Click here to download a PDF agenda
Notes: All times are in Central Time (CT). Presentation times include a 25-min talk, plus 5-min for Q&A.
Edwin Barnes, Virginia Tech
Title: Finding time-optimal controls for dynamically corrected gates and simulation algorithms
Scaling up to larger quantum devices requires noise-resistant control schemes that exhibit near-optimal performance given experimental bounds on control pulses. A promising approach is to equip gradient-based numerical pulse-shaping methods with global information about the control landscape. I will describe a method to do this that exploits a one-to-mapping between robust quantum evolution and closed geometric space curves. Globally optimal control pulses can be found by constructing closed curves that satisfy certain conditions and extracting their curvatures. I will also present a control-based variational quantum simulation algorithm that prepares ground state wavefunctions on timescales approaching the quantum speed limit.
Hannes Bernien, University of Chicago
Title: A dual-element atom array processor
Reconfigurable arrays of neutral atoms are an exciting new platform to study quantum many-body phenomena and quantum information protocols. Their excellent coherence combined with programmable Rydberg interactions have led to intriguing observations such as quantum phase transitions, the discovery of quantum many-body scars, and the recent realization of a topological spin liquid phase.
Here, we introduce a dual-element atom array that includes both individual cesium and rubidium atoms [1]. We demonstrate that we can control both species with negligible crosstalk which enables us to operate the atom array in a continuous mode. Furthermore, we will discuss how such a dual-element architecture could enable new avenues in quantum information processing including the possibility to perform quantum non-demolition readout, the preparation of large, entangled states and the study of open systems with engineered dissipation.
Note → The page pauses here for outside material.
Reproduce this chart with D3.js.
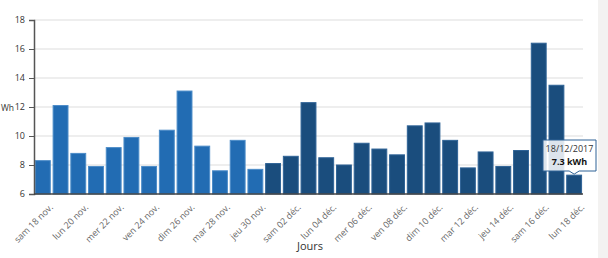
<!DOCTYPE html>
<html><head><meta charset="utf-8">
<script src="https://cdn.jsdelivr.net/npm/d3@7"></script>
<style>
body{margin:0;background:#fff;}
svg{display:block;font-family:"Open Sans",sans-serif;}
</style></head><body>
<svg id="c" width="608" height="258"></svg>
<script>
const days = ["sam 18 nov.","dim 19 nov.","lun 20 nov.","mar 21 nov.","mer 22 nov.","jeu 23 nov.","ven 24 nov.","sam 25 nov.","dim 26 nov.","lun 27 nov.","mar 28 nov.","mer 29 nov.","jeu 30 nov.",
"ven 01 déc.","sam 02 déc.","dim 03 déc.","lun 04 déc.","mar 05 déc.","mer 06 déc.","jeu 07 déc.","ven 08 déc.","sam 09 déc.","dim 10 déc.","lun 11 déc.","mar 12 déc.","mer 13 déc.","jeu 14 déc.","ven 15 déc.","sam 16 déc.","dim 17 déc.","lun 18 déc."];
const values = [8.3,12.1,8.8,7.9,9.2,9.9,7.9,10.4,13.1,9.3,7.6,9.7,7.7,
8.1,8.6,12.3,8.5,8.0,9.5,9.1,8.7,10.7,10.9,9.7,7.8,8.9,7.9,9.0,16.4,13.5,7.3];
const month = ["nov","nov","nov","nov","nov","nov","nov","nov","nov","nov","nov","nov","nov",
"dec","dec","dec","dec","dec","dec","dec","dec","dec","dec","dec","dec","dec","dec","dec","dec","dec","dec"];
const yTicks = [6,8,10,12,14,16,18];
const tip = {index:30, date:"18/12/2017", text:"7.3 kWh"};

const svg = d3.select("#c");
svg.append("rect").attr("x",598).attr("y",0).attr("width",10).attr("height",258).attr("fill","#f3f2f1");

const m = {l:34, r:583, t:20, b:194};
const x = d3.scaleBand().domain(days).range([m.l, m.r]).paddingInner(0.16).paddingOuter(0.08);
const y = d3.scaleLinear().domain([6,18]).range([m.b, m.t]);

svg.append("g").selectAll("line").data(yTicks.filter(d=>d>6)).join("line")
  .attr("x1",m.l).attr("x2",m.r).attr("y1",d=>y(d)).attr("y2",d=>y(d))
  .attr("stroke","#e8e8e8").attr("stroke-width",1.5);

svg.append("g").selectAll("rect").data(values).join("rect")
  .attr("x",(d,i)=>x(days[i])).attr("width",x.bandwidth())
  .attr("y",d=>y(d)).attr("height",d=>y(6)-y(d))
  .attr("fill",(d,i)=>month[i]==="nov"?"#226cb3":"#1a4d7d")
  .attr("stroke",(d,i)=>month[i]==="nov"?"#4c8cc8":"#2f6396").attr("stroke-width",1);

const ya = svg.append("g").attr("transform",`translate(${m.l},0)`)
  .call(d3.axisLeft(y).tickValues(yTicks).tickSize(5).tickPadding(4));
ya.select(".domain").attr("stroke","#555").attr("stroke-width",1.5);
ya.selectAll(".tick line").attr("stroke","#555");
ya.selectAll("text").attr("fill","#333").style("font-size","9px").style("font-family","Open Sans");

const xa = svg.append("g").attr("transform",`translate(0,${m.b})`)
  .call(d3.axisBottom(x).tickValues(days.filter((d,i)=>i%2===0)).tickSize(0).tickPadding(4));
xa.select(".domain").attr("d",`M${m.l},0H${m.r}`).attr("stroke","#444").attr("stroke-width",1.5);
xa.selectAll("text").attr("fill","#666").style("font-size","9px").style("font-family","Open Sans")
  .attr("text-anchor","end").attr("dy","0.3em").attr("dx","0")
  .attr("transform","translate(6,9) rotate(-45)");

svg.append("text").attr("x",310).attr("y",250).attr("text-anchor","middle")
  .attr("fill","#333").style("font-size","11px").text("Jours");
svg.append("text").attr("x",1).attr("y",111).attr("fill","#333").style("font-size","8.5px").text("Wh");

const cx = x(days[tip.index]) + x.bandwidth()/2;
const by = y(values[tip.index]);
const bx0 = 543, bx1 = 596, byt = 140, byb = 171;
const px = cx;
const path = `M${bx0},${byt}H${bx1}V${byb}H${px+5}L${px},${by-1}L${px-5},${byb}H${bx0}Z`;
svg.append("path").attr("d",path).attr("fill","rgba(255,255,255,0.85)")
  .attr("stroke","#2f6396").attr("stroke-width",1);
svg.append("text").attr("x",(bx0+bx1)/2).attr("y",152).attr("text-anchor","middle")
  .attr("fill","#333").style("font-size","9px").text(tip.date);
svg.append("text").attr("x",(bx0+bx1)/2).attr("y",165).attr("text-anchor","middle")
  .attr("fill","#111").style("font-size","9px").style("font-weight","bold").text(tip.text);
</script></body></html>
[1] K. Singh et al. Physical Review X 12, 011040 (2022)
Michael Biercuk, Q-CTRL
Title: Realizing autonomy in the quantum computing stack via quantum control
Quantum control is routinely employed to improve quantum hardware performance in software at various levels of the QC stack. In this talk, we describe how autonomy can be realized in the implementation of quantum control from the quantum firmware layer through to quantum error correction. We focus on a range of intelligent protocols designed to perform key tasks from hardware calibration through to compilation without either manual intervention or reliance on “brute force” approaches. We begin with an introduction to the use of closed-loop feedback control in the quantum firmware layer. Here we demonstrate novel approaches to adaptive multiparameter Hamiltonian estimation used for efficient device calibration with order-of-magnitude reduction in measurement overheads relative to traditional approaches. We then demonstrate how fully autonomous deep reinforcement learning agents can design single and multiqubit gates which outperform the best human-designed operations, accounting for unknown system imperfections. Continuing up the stack we introduce adaptive compiler level tools which automatically select from various strategies for circuit-level error suppression and identify multiqubit gates for auto-optimization based on hardware parameters. We assemble these techniques to perform QED-C algorithmic benchmarks achieving up to >1000X improvements relative to the best, expert-configured alternative tools. We also show an enhancement of quantum volume beyond published specifications for commercial quantum computers. These results are achieved via execution of a single autonomous workflow with no manual intervention, demonstrating the power of autonomy in extracting maximum performance from quantum hardware.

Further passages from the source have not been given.